Requirements »
Give back every line exactly as it appears, pictures excluded.

Data for processing »
-- -- --

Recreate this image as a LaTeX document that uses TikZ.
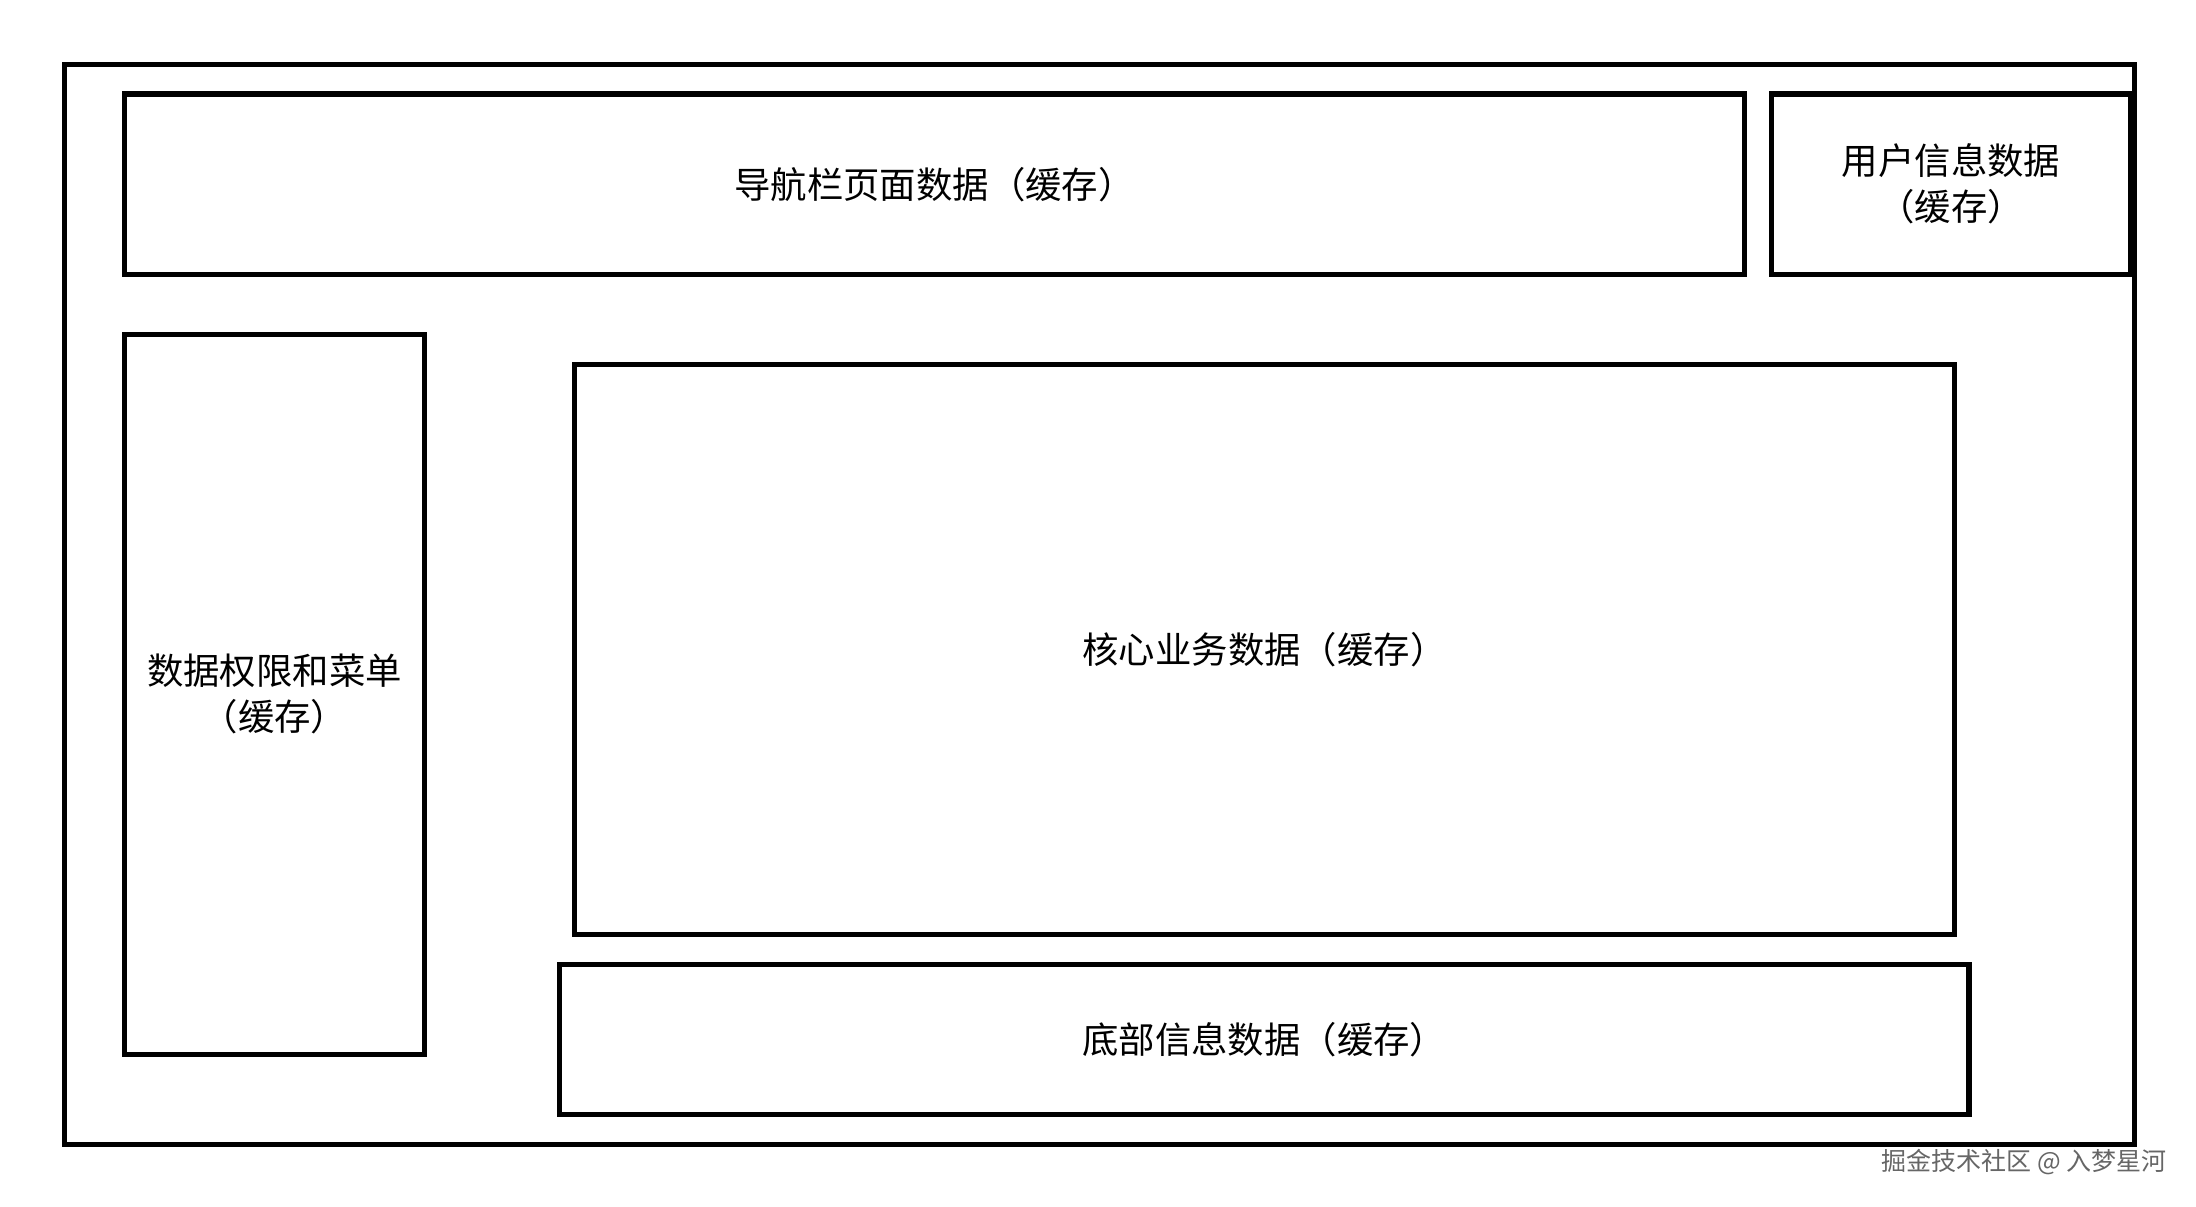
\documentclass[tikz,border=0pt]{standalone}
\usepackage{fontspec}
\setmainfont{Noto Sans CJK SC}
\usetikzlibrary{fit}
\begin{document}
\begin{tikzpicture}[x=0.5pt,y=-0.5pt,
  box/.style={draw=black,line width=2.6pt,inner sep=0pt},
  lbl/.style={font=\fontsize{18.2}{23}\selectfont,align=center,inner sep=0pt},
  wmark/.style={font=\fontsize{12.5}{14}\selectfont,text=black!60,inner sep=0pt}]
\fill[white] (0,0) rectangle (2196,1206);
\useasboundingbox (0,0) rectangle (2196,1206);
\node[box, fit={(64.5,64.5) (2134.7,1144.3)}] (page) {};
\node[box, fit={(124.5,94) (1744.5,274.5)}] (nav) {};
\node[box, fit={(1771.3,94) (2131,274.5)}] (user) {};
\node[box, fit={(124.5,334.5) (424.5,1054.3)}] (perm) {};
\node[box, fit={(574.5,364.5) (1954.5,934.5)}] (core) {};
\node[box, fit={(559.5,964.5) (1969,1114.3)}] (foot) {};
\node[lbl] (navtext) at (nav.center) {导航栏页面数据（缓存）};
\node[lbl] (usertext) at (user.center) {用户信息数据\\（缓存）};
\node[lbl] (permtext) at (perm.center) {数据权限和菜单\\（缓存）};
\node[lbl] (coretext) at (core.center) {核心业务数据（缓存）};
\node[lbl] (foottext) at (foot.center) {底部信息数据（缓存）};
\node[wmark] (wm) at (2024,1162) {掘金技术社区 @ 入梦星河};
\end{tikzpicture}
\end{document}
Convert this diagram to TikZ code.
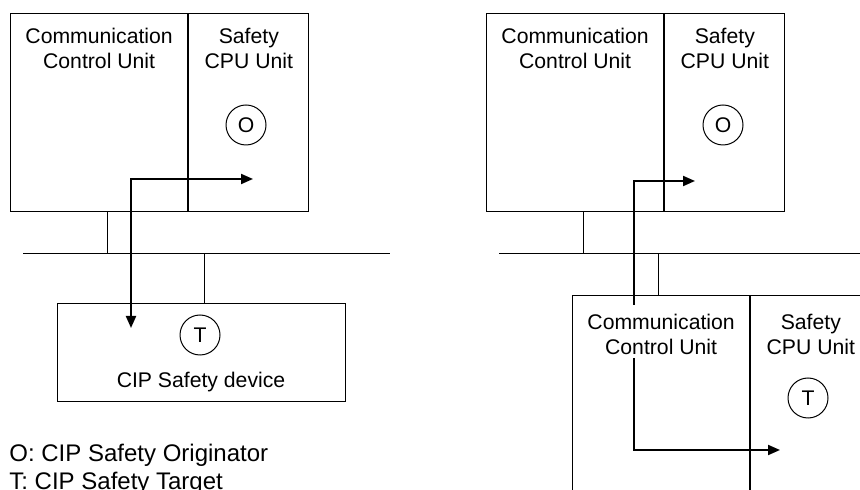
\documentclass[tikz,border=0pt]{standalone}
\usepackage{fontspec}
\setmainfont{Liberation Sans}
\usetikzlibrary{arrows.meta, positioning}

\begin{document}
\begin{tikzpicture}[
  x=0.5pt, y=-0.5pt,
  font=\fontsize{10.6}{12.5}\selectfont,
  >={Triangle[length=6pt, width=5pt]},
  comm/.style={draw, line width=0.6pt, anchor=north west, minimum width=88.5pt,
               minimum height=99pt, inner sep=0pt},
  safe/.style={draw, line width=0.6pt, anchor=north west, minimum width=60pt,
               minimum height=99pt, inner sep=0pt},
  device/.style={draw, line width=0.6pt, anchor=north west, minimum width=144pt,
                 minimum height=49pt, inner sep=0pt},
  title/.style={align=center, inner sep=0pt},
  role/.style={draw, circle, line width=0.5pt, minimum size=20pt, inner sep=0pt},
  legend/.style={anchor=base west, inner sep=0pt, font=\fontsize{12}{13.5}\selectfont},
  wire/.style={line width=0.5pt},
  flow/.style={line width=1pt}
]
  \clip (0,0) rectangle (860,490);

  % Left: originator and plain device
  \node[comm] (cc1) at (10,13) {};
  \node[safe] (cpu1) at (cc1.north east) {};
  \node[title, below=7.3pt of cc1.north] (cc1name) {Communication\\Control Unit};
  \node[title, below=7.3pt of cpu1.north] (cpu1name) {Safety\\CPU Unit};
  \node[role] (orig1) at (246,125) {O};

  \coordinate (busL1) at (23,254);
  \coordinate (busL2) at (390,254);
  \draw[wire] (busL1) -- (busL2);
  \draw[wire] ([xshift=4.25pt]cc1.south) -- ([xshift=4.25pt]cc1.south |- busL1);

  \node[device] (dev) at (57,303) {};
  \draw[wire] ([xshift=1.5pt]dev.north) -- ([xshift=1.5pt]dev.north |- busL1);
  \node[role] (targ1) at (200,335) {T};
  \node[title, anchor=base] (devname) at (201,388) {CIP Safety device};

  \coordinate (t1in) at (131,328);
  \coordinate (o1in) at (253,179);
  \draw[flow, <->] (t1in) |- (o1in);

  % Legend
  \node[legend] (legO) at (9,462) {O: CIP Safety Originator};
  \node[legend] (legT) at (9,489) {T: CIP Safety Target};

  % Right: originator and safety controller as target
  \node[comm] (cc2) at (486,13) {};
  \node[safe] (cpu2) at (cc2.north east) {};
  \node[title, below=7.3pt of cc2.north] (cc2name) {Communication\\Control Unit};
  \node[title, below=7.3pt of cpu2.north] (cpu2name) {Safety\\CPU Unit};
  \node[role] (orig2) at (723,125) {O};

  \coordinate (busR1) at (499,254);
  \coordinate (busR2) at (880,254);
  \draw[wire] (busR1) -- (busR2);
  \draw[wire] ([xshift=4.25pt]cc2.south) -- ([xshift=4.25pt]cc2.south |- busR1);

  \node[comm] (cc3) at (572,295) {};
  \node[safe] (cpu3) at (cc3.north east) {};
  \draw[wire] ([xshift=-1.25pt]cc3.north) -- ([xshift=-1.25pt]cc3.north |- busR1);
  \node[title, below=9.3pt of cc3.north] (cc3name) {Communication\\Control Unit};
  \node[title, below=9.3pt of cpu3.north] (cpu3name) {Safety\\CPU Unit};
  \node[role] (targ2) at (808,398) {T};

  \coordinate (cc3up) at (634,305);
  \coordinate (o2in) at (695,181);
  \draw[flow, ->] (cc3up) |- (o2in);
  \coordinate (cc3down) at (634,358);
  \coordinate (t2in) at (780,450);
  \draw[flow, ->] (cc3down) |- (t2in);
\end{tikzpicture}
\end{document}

-- -- --

Expected output »
Recreate this image as a LaTeX document that uses TikZ.
\documentclass[tikz,border=0pt]{standalone}
\usepackage{fontspec}
\setmainfont{Noto Sans CJK SC}
\usetikzlibrary{fit}
\begin{document}
\begin{tikzpicture}[x=0.5pt,y=-0.5pt,
  box/.style={draw=black,line width=2.6pt,inner sep=0pt},
  lbl/.style={font=\fontsize{18.2}{23}\selectfont,align=center,inner sep=0pt},
  wmark/.style={font=\fontsize{12.5}{14}\selectfont,text=black!60,inner sep=0pt}]
\fill[white] (0,0) rectangle (2196,1206);
\useasboundingbox (0,0) rectangle (2196,1206);
\node[box, fit={(64.5,64.5) (2134.7,1144.3)}] (page) {};
\node[box, fit={(124.5,94) (1744.5,274.5)}] (nav) {};
\node[box, fit={(1771.3,94) (2131,274.5)}] (user) {};
\node[box, fit={(124.5,334.5) (424.5,1054.3)}] (perm) {};
\node[box, fit={(574.5,364.5) (1954.5,934.5)}] (core) {};
\node[box, fit={(559.5,964.5) (1969,1114.3)}] (foot) {};
\node[lbl] (navtext) at (nav.center) {导航栏页面数据（缓存）};
\node[lbl] (usertext) at (user.center) {用户信息数据\\（缓存）};
\node[lbl] (permtext) at (perm.center) {数据权限和菜单\\（缓存）};
\node[lbl] (coretext) at (core.center) {核心业务数据（缓存）};
\node[lbl] (foottext) at (foot.center) {底部信息数据（缓存）};
\node[wmark] (wm) at (2024,1162) {掘金技术社区 @ 入梦星河};
\end{tikzpicture}
\end{document}
Convert this diagram to TikZ code.
\documentclass[tikz,border=0pt]{standalone}
\usepackage{fontspec}
\setmainfont{Liberation Sans}
\usetikzlibrary{arrows.meta, positioning}

\begin{document}
\begin{tikzpicture}[
  x=0.5pt, y=-0.5pt,
  font=\fontsize{10.6}{12.5}\selectfont,
  >={Triangle[length=6pt, width=5pt]},
  comm/.style={draw, line width=0.6pt, anchor=north west, minimum width=88.5pt,
               minimum height=99pt, inner sep=0pt},
  safe/.style={draw, line width=0.6pt, anchor=north west, minimum width=60pt,
               minimum height=99pt, inner sep=0pt},
  device/.style={draw, line width=0.6pt, anchor=north west, minimum width=144pt,
                 minimum height=49pt, inner sep=0pt},
  title/.style={align=center, inner sep=0pt},
  role/.style={draw, circle, line width=0.5pt, minimum size=20pt, inner sep=0pt},
  legend/.style={anchor=base west, inner sep=0pt, font=\fontsize{12}{13.5}\selectfont},
  wire/.style={line width=0.5pt},
  flow/.style={line width=1pt}
]
  \clip (0,0) rectangle (860,490);

  % Left: originator and plain device
  \node[comm] (cc1) at (10,13) {};
  \node[safe] (cpu1) at (cc1.north east) {};
  \node[title, below=7.3pt of cc1.north] (cc1name) {Communication\\Control Unit};
  \node[title, below=7.3pt of cpu1.north] (cpu1name) {Safety\\CPU Unit};
  \node[role] (orig1) at (246,125) {O};

  \coordinate (busL1) at (23,254);
  \coordinate (busL2) at (390,254);
  \draw[wire] (busL1) -- (busL2);
  \draw[wire] ([xshift=4.25pt]cc1.south) -- ([xshift=4.25pt]cc1.south |- busL1);

  \node[device] (dev) at (57,303) {};
  \draw[wire] ([xshift=1.5pt]dev.north) -- ([xshift=1.5pt]dev.north |- busL1);
  \node[role] (targ1) at (200,335) {T};
  \node[title, anchor=base] (devname) at (201,388) {CIP Safety device};

  \coordinate (t1in) at (131,328);
  \coordinate (o1in) at (253,179);
  \draw[flow, <->] (t1in) |- (o1in);

  % Legend
  \node[legend] (legO) at (9,462) {O: CIP Safety Originator};
  \node[legend] (legT) at (9,489) {T: CIP Safety Target};

  % Right: originator and safety controller as target
  \node[comm] (cc2) at (486,13) {};
  \node[safe] (cpu2) at (cc2.north east) {};
  \node[title, below=7.3pt of cc2.north] (cc2name) {Communication\\Control Unit};
  \node[title, below=7.3pt of cpu2.north] (cpu2name) {Safety\\CPU Unit};
  \node[role] (orig2) at (723,125) {O};

  \coordinate (busR1) at (499,254);
  \coordinate (busR2) at (880,254);
  \draw[wire] (busR1) -- (busR2);
  \draw[wire] ([xshift=4.25pt]cc2.south) -- ([xshift=4.25pt]cc2.south |- busR1);

  \node[comm] (cc3) at (572,295) {};
  \node[safe] (cpu3) at (cc3.north east) {};
  \draw[wire] ([xshift=-1.25pt]cc3.north) -- ([xshift=-1.25pt]cc3.north |- busR1);
  \node[title, below=9.3pt of cc3.north] (cc3name) {Communication\\Control Unit};
  \node[title, below=9.3pt of cpu3.north] (cpu3name) {Safety\\CPU Unit};
  \node[role] (targ2) at (808,398) {T};

  \coordinate (cc3up) at (634,305);
  \coordinate (o2in) at (695,181);
  \draw[flow, ->] (cc3up) |- (o2in);
  \coordinate (cc3down) at (634,358);
  \coordinate (t2in) at (780,450);
  \draw[flow, ->] (cc3down) |- (t2in);
\end{tikzpicture}
\end{document}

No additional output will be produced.